• [COLLECTED DATA]
►

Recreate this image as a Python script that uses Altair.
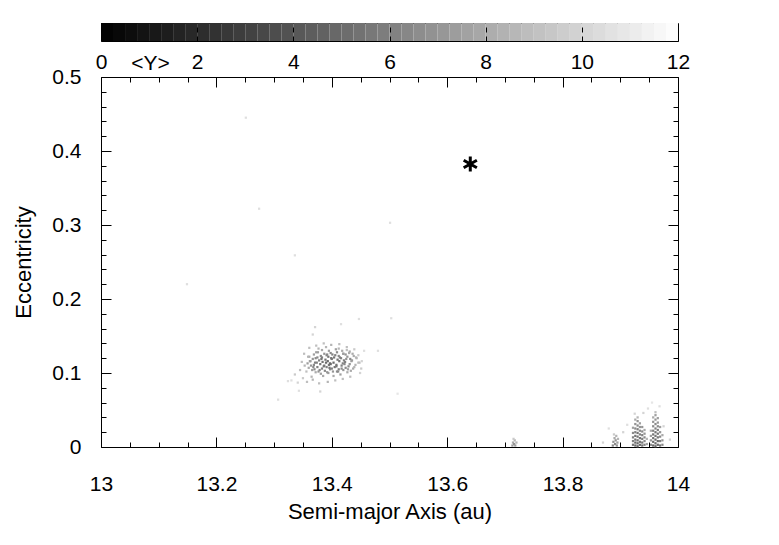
import altair as alt
import pandas as pd

FONT = "Liberation Sans"
W, H = 577, 370

# ---- stable island near a = 13.4 au (dense core) ----
core_a = [13.372, 13.381, 13.394, 13.402, 13.415, 13.427,
          13.366, 13.377, 13.388, 13.397, 13.409, 13.420, 13.433,
          13.360, 13.370, 13.383, 13.391, 13.400, 13.412, 13.424, 13.437,
          13.364, 13.375, 13.386, 13.395, 13.405, 13.417, 13.429, 13.441,
          13.358, 13.369, 13.380, 13.390, 13.398, 13.408, 13.419, 13.431,
          13.363, 13.374, 13.384, 13.393, 13.403, 13.413, 13.423, 13.435, 13.446,
          13.367, 13.378, 13.389, 13.399, 13.410, 13.421, 13.432, 13.443,
          13.361, 13.372, 13.383, 13.394, 13.404, 13.416, 13.427, 13.438,
          13.369, 13.381, 13.391, 13.401, 13.412, 13.424, 13.436,
          13.376, 13.387, 13.398, 13.409, 13.420, 13.431,
          13.383, 13.395, 13.407, 13.418]
core_e = [0.101, 0.099, 0.100, 0.102, 0.098, 0.101,
          0.104, 0.102, 0.103, 0.105, 0.102, 0.104, 0.103,
          0.107, 0.105, 0.106, 0.108, 0.106, 0.105, 0.107, 0.106,
          0.110, 0.108, 0.109, 0.111, 0.108, 0.110, 0.109, 0.111,
          0.113, 0.111, 0.112, 0.114, 0.112, 0.111, 0.113, 0.112,
          0.116, 0.114, 0.115, 0.116, 0.114, 0.116, 0.115, 0.117, 0.114,
          0.119, 0.117, 0.118, 0.120, 0.118, 0.117, 0.119, 0.120,
          0.122, 0.120, 0.121, 0.122, 0.121, 0.120, 0.122, 0.123,
          0.125, 0.123, 0.124, 0.125, 0.123, 0.125, 0.126,
          0.128, 0.126, 0.127, 0.128, 0.126, 0.129,
          0.131, 0.130, 0.132, 0.130]
core_y = [8.0, 7.5, 7.5, 7.0, 7.5, 8.0,
          7.5, 7.0, 6.5, 6.5, 6.5, 7.0, 8.0,
          8.0, 6.5, 6.0, 6.0, 6.0, 6.0, 6.5, 8.0,
          7.0, 6.0, 5.5, 5.5, 5.5, 6.0, 6.5, 8.5,
          7.5, 6.5, 5.5, 5.0, 5.0, 5.5, 6.0, 7.0,
          7.0, 6.0, 5.3, 5.0, 5.0, 5.3, 6.0, 7.0, 9.0,
          7.0, 6.0, 5.5, 5.3, 5.3, 6.0, 6.5, 8.5,
          8.0, 6.5, 6.0, 5.5, 5.5, 6.0, 7.0, 8.0,
          7.5, 6.5, 6.0, 6.0, 6.5, 7.0, 8.0,
          7.5, 7.0, 6.5, 6.5, 7.0, 8.0,
          8.0, 7.5, 7.5, 8.0]

# ---- extra irregular points inside the island ----
core2_a = [13.353, 13.356, 13.359, 13.365, 13.371, 13.373, 13.379, 13.382,
           13.385, 13.387, 13.392, 13.396, 13.400, 13.403, 13.406, 13.411,
           13.414, 13.417, 13.422, 13.425, 13.428, 13.430, 13.434, 13.439,
           13.442, 13.448, 13.451, 13.377, 13.390, 13.412, 13.426, 13.368,
           13.362, 13.397, 13.408, 13.392, 13.420, 13.375]
core2_e = [0.110, 0.102, 0.122, 0.095, 0.114, 0.128, 0.104, 0.119,
           0.096, 0.110, 0.125, 0.107, 0.119, 0.096, 0.124, 0.102,
           0.121, 0.106, 0.112, 0.119, 0.105, 0.127, 0.116, 0.108,
           0.121, 0.114, 0.106, 0.133, 0.135, 0.133, 0.131, 0.108,
           0.116, 0.113, 0.109, 0.101, 0.126, 0.121]
core2_y = [8.5, 9.0, 8.5, 8.5, 6.0, 7.5, 6.5, 5.5,
           8.0, 5.5, 6.5, 5.5, 5.5, 8.0, 6.0, 6.5,
           6.0, 6.5, 6.5, 7.0, 7.5, 8.0, 7.5, 8.5,
           8.5, 9.0, 9.5, 8.5, 8.5, 8.5, 9.0, 6.5,
           7.5, 5.0, 5.5, 7.0, 7.5, 6.5]

# ---- sparse halo around the island ----
halo_a = [13.336, 13.341, 13.345, 13.348, 13.350, 13.352, 13.357, 13.361,
          13.367, 13.373, 13.378, 13.386, 13.393, 13.399, 13.406, 13.413,
          13.419, 13.426, 13.432, 13.439, 13.446, 13.449, 13.452, 13.456,
          13.343, 13.330, 13.367, 13.371, 13.416, 13.447, 13.503, 13.480,
          13.324, 13.307, 13.514, 13.380]
halo_e = [0.098, 0.087, 0.104, 0.115, 0.093, 0.126, 0.088, 0.134,
          0.091, 0.137, 0.086, 0.140, 0.088, 0.138, 0.090, 0.139,
          0.092, 0.135, 0.095, 0.132, 0.124, 0.100, 0.116, 0.130,
          0.076, 0.090, 0.152, 0.162, 0.166, 0.173, 0.174, 0.130,
          0.089, 0.064, 0.072, 0.075]
halo_y = [9.5, 10.0, 9.0, 9.0, 9.5, 9.0, 9.0, 9.0,
          8.5, 9.0, 9.0, 9.0, 8.5, 8.5, 9.0, 9.0,
          9.0, 9.0, 9.0, 9.5, 9.5, 10.0, 10.0, 10.5,
          10.5, 10.5, 10.0, 10.0, 10.5, 10.5, 10.5, 10.5,
          10.5, 10.5, 10.8, 10.0]

# ---- isolated faint points ----
iso_a = [13.251, 13.274, 13.501, 13.336, 13.149]
iso_e = [0.445, 0.322, 0.303, 0.259, 0.220]
iso_y = [10.5, 10.5, 10.5, 10.5, 10.5]

# ---- low-eccentricity patches near 13.7 and 13.9 au ----
br_a = [13.713, 13.714, 13.716, 13.717, 13.718, 13.720, 13.715,
        13.887, 13.888, 13.890, 13.891, 13.892, 13.893, 13.894, 13.895, 13.896, 13.889,
        13.922, 13.922, 13.922, 13.922, 13.922,
        13.926, 13.926, 13.926, 13.926, 13.926, 13.926, 13.926, 13.926,
        13.930, 13.930, 13.930, 13.930, 13.930, 13.930, 13.930, 13.930, 13.930,
        13.934, 13.934, 13.934, 13.934, 13.934, 13.934, 13.934,
        13.938, 13.938, 13.938, 13.938, 13.938, 13.938,
        13.942, 13.942, 13.942, 13.942, 13.942,
        13.946, 13.946,
        13.953, 13.953, 13.953, 13.953,
        13.957, 13.957, 13.957, 13.957, 13.957, 13.957, 13.957, 13.957,
        13.961, 13.961, 13.961, 13.961, 13.961, 13.961, 13.961, 13.961, 13.961, 13.961,
        13.965, 13.965, 13.965, 13.965, 13.965, 13.965, 13.965, 13.965,
        13.969, 13.969, 13.969, 13.969, 13.969,
        13.973, 13.973, 13.973,
        13.905, 13.912, 13.948, 13.975, 13.968, 13.940, 13.880, 13.955, 13.986, 13.870, 13.925]
br_e = [0.002, 0.006, 0.004, 0.009, 0.002, 0.006, 0.011,
        0.002, 0.007, 0.012, 0.004, 0.009, 0.015, 0.002, 0.006, 0.011, 0.017,
        0.003, 0.008, 0.013, 0.019, 0.026,
        0.002, 0.006, 0.010, 0.015, 0.020, 0.025, 0.031, 0.037,
        0.001, 0.005, 0.009, 0.014, 0.019, 0.024, 0.029, 0.035, 0.040,
        0.003, 0.007, 0.012, 0.017, 0.022, 0.027, 0.032,
        0.002, 0.006, 0.011, 0.016, 0.021, 0.027,
        0.003, 0.008, 0.013, 0.018, 0.023,
        0.004, 0.011,
        0.003, 0.009, 0.015, 0.022,
        0.002, 0.007, 0.012, 0.017, 0.022, 0.028, 0.034, 0.040,
        0.001, 0.005, 0.010, 0.015, 0.020, 0.025, 0.031, 0.037, 0.043, 0.047,
        0.003, 0.008, 0.013, 0.018, 0.023, 0.028, 0.033, 0.039,
        0.002, 0.008, 0.014, 0.020, 0.027,
        0.003, 0.009, 0.016,
        0.020, 0.030, 0.052, 0.028, 0.055, 0.046, 0.025, 0.060, 0.010, 0.006, 0.045]
br_y = [7.5, 8.0, 7.0, 8.5, 7.5, 8.5, 9.5,
        6.5, 7.0, 8.0, 6.5, 7.0, 8.5, 7.0, 7.5, 8.5, 9.5,
        5.5, 6.0, 6.0, 6.5, 7.5,
        5.0, 5.0, 5.5, 5.5, 6.0, 6.5, 7.0, 8.0,
        5.0, 5.0, 5.3, 5.5, 5.5, 6.0, 6.5, 7.0, 8.5,
        5.0, 5.5, 5.5, 6.0, 6.5, 7.0, 7.5,
        5.5, 5.5, 6.0, 6.0, 6.5, 7.0,
        6.0, 6.5, 6.5, 7.0, 8.0,
        7.5, 8.5,
        6.5, 7.0, 7.5, 8.0,
        5.0, 5.0, 5.5, 5.5, 6.0, 6.5, 7.0, 8.0,
        5.0, 5.0, 5.0, 5.5, 5.5, 6.0, 6.5, 7.0, 7.5, 9.0,
        5.0, 5.0, 5.5, 5.5, 6.0, 6.5, 7.0, 7.5,
        5.5, 6.0, 6.5, 7.0, 7.5,
        6.5, 7.0, 8.0,
        10.0, 10.5, 10.5, 10.0, 10.5, 10.0, 10.5, 10.8, 10.0, 10.0, 10.0]

# ---- planet position (asterisk) ----
star_a = [13.64]
star_e = [0.3824]

# ---- axes ----
x_major = [13.0, 13.2, 13.4, 13.6, 13.8, 14.0]
x_minor = [13.05, 13.1, 13.15, 13.25, 13.3, 13.35, 13.45, 13.5, 13.55,
           13.65, 13.7, 13.75, 13.85, 13.9, 13.95]
y_major = [0.0, 0.1, 0.2, 0.3, 0.4, 0.5]
y_minor = [0.02, 0.04, 0.06, 0.08, 0.12, 0.14, 0.16, 0.18, 0.22, 0.24, 0.26, 0.28,
           0.32, 0.34, 0.36, 0.38, 0.42, 0.44, 0.46, 0.48]
cb_ticks = [0, 2, 4, 6, 8, 10, 12]

pts = pd.DataFrame({
    "a": core_a + core2_a + halo_a + iso_a + br_a,
    "e": core_e + core2_e + halo_e + iso_e + br_e,
    "Y": core_y + core2_y + halo_y + iso_y + br_y,
})
star = pd.DataFrame({"a": star_a, "e": star_e})
dummy = pd.DataFrame({"a": [13.0], "e": [0.0]})

cb_lo = [i * 0.25 for i in range(48)]
cbdf = pd.DataFrame({"lo": cb_lo, "hi": [v + 0.25 for v in cb_lo],
                     "mid": [v + 0.125 for v in cb_lo]})

xs = alt.Scale(domain=[13, 14], nice=False, zero=False)
ys = alt.Scale(domain=[0, 0.5], nice=False, zero=False)
cs = alt.Scale(domain=[0, 12], range=["#000000", "#ffffff"], interpolate="rgb")


def tick_axis(orient, offset, values, size):
    return alt.Axis(orient=orient, offset=offset, values=values, tickSize=size,
                    labels=False, domain=False, grid=False, title=None,
                    ticks=True, tickColor="black", tickWidth=1, zindex=2)


label_x = alt.Axis(orient="bottom", values=x_major, format="~g", ticks=False,
                   domain=False, grid=False, labelFontSize=21, labelPadding=26,
                   labelFlush=False, labelColor="black",
                   title="Semi-major Axis (au)",
                   titleFontSize=22, titleFontWeight="normal", titlePadding=7,
                   titleColor="black")
label_y = alt.Axis(orient="left", values=y_major, format="~g", ticks=False,
                   domain=False, grid=False, labelFontSize=21, labelPadding=20,
                   labelFlush=False, labelColor="black", title="Eccentricity",
                   titleFontSize=22, titleFontWeight="normal", titlePadding=16,
                   titleColor="black")

L0 = alt.Chart(pts).mark_square(size=5, opacity=1).encode(
    x=alt.X("a:Q", scale=xs, axis=label_x),
    y=alt.Y("e:Q", scale=ys, axis=label_y),
    color=alt.Color("Y:Q", scale=cs, legend=None),
)
L1 = alt.Chart(star).mark_point(
    shape="M0,-1L0,1M-0.87,-0.5L0.87,0.5M-0.87,0.5L0.87,-0.5",
    size=230, filled=False, stroke="black", strokeWidth=3, opacity=1,
).encode(
    x=alt.X("a:Q", scale=xs, axis=tick_axis("top", -H, x_major, 10)),
    y=alt.Y("e:Q", scale=ys, axis=tick_axis("right", -W, y_major, 10)),
)
L2 = alt.Chart(dummy).mark_point(opacity=0).encode(
    x=alt.X("a:Q", scale=xs, axis=tick_axis("top", -H, x_minor, 5)),
    y=alt.Y("e:Q", scale=ys, axis=tick_axis("right", -W, y_minor, 5)),
)
L3 = alt.Chart(dummy).mark_point(opacity=0).encode(
    x=alt.X("a:Q", scale=xs, axis=tick_axis("bottom", -H, x_major, 10)),
    y=alt.Y("e:Q", scale=ys, axis=tick_axis("left", -W, y_major, 10)),
)
L4 = alt.Chart(dummy).mark_point(opacity=0).encode(
    x=alt.X("a:Q", scale=xs, axis=tick_axis("bottom", -H, x_minor, 5)),
    y=alt.Y("e:Q", scale=ys, axis=tick_axis("left", -W, y_minor, 5)),
)

main = alt.layer(L0, L1, L2, L3, L4).resolve_axis(
    x="independent", y="independent").properties(width=W, height=H)

cb_axis = alt.Axis(orient="bottom", values=cb_ticks, ticks=False, domain=False,
                   grid=True, gridColor="black", gridDash=[5, 4], gridWidth=1,
                   gridOpacity=1, labelFontSize=21, labelPadding=10,
                   labelFlush=False, labelColor="black", title="<Y>",
                   titleX=49, titleY=22, titleFontSize=21,
                   titleFontWeight="normal", titleAlign="center",
                   titleBaseline="middle", titleColor="black", zindex=1)

cb = alt.Chart(cbdf).mark_rect().encode(
    x=alt.X("lo:Q", scale=alt.Scale(domain=[0, 12], nice=False, zero=False),
            axis=cb_axis),
    x2="hi:Q",
    color=alt.Color("mid:Q", scale=cs, legend=None),
).properties(width=W, height=18)

chart = alt.vconcat(cb, main, spacing=36, bounds="flush").properties(
    padding={"left": 4, "top": 14, "right": 10, "bottom": 5}
).configure(font=FONT).configure_view(stroke="black", strokeWidth=1)

chart.save("out.html", embed_options={"renderer": "svg", "actions": False})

◄

• [TASK STATEMENT] Leave out any pictures, please, and quote only the lines from the top of the data through the line that contains "W, H = 577, 370".

• [RESPONSE]
Recreate this image as a Python script that uses Altair.
import altair as alt
import pandas as pd

FONT = "Liberation Sans"
W, H = 577, 370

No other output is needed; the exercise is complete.